# ipod shuffle ne répond plus



## jeanclaudelefau (18 Août 2011)

Bonjour à tous,

J'ai un soucis avec mon ipod shuffle 2é génération. Pendant mon footing il s'est éteint et depuis ne veut plus se rallumer!!

j'ai tout essayé mais rien à faire, il n'est reconnu ni par itunes ni par le pc et aucuns voyants ne s'allume.
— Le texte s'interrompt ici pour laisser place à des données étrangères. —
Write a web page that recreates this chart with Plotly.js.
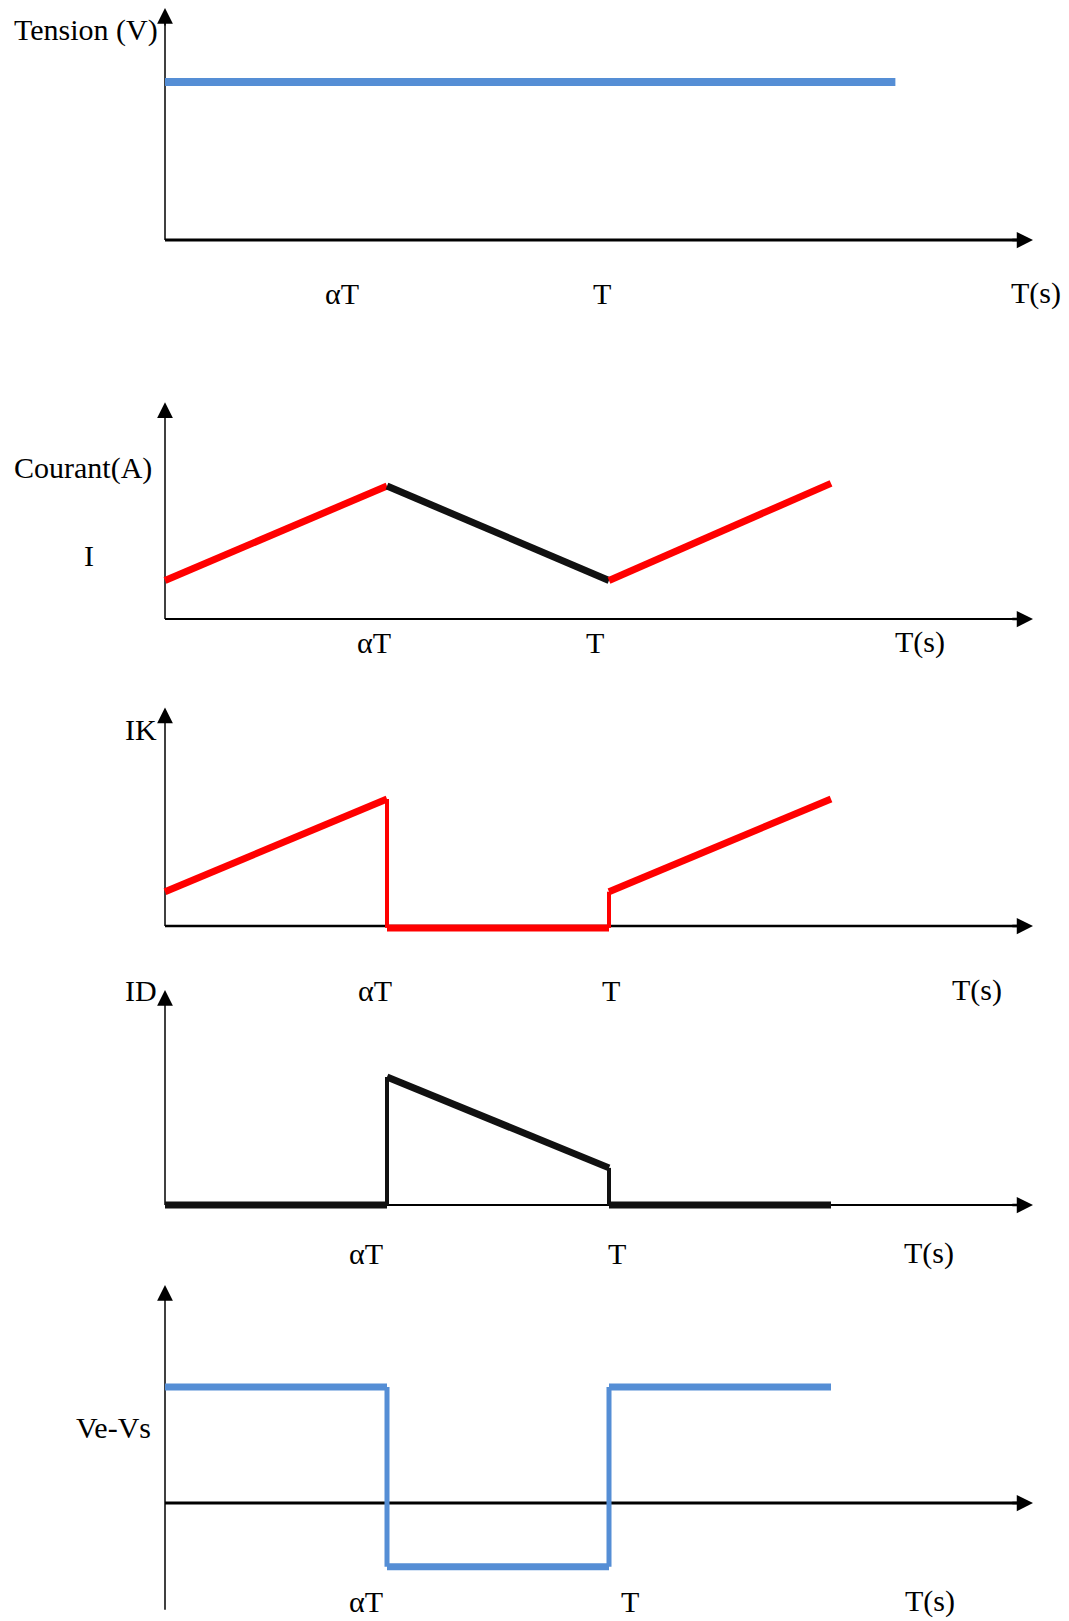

j'ai cherché des info sur plusieurs forums mais pas de solution possible car il ne répond pas du tout.

merci de votre aide!!


----------



## irishboy (18 Août 2011)

Si il a moins d'un an, contactes apple et fais marcher la garantie.


----------



## Chalkduster (18 Août 2011)

C'est il répond vraiment à rien de chez rien, c'est surement un problème matériel.


----------



## jeanclaudelefau (18 Août 2011)

il a plus d'un an, il date de 2008...
il ne répond plus du tout

Poubelle?

ou autre solution?

Merci


----------



## Chalkduster (18 Août 2011)

3 ans c'est pas mal quand même ...


----------



## jeanclaudelefau (18 Août 2011)

en fait c'est plutôt 3 mois, je l'ai acheté d'ocase...

qq'un à une autre idée?


----------



## irishboy (18 Août 2011)

Oui !!! CHANGE LE !!!

C'est dur à dire mais tu trouveras difficilement une solution à ton problème dans la mesure où le soufflez ne dispose même pas d'écran donc tu n'as absolument aucun retour.

De plus, il n'est meme plus détecté par iTunes et n'est plus sous garantie, donc je peux vraiment pas t'aider.


----------



## jeanclaudelefau (19 Août 2011)

merci pour ta réponse


----------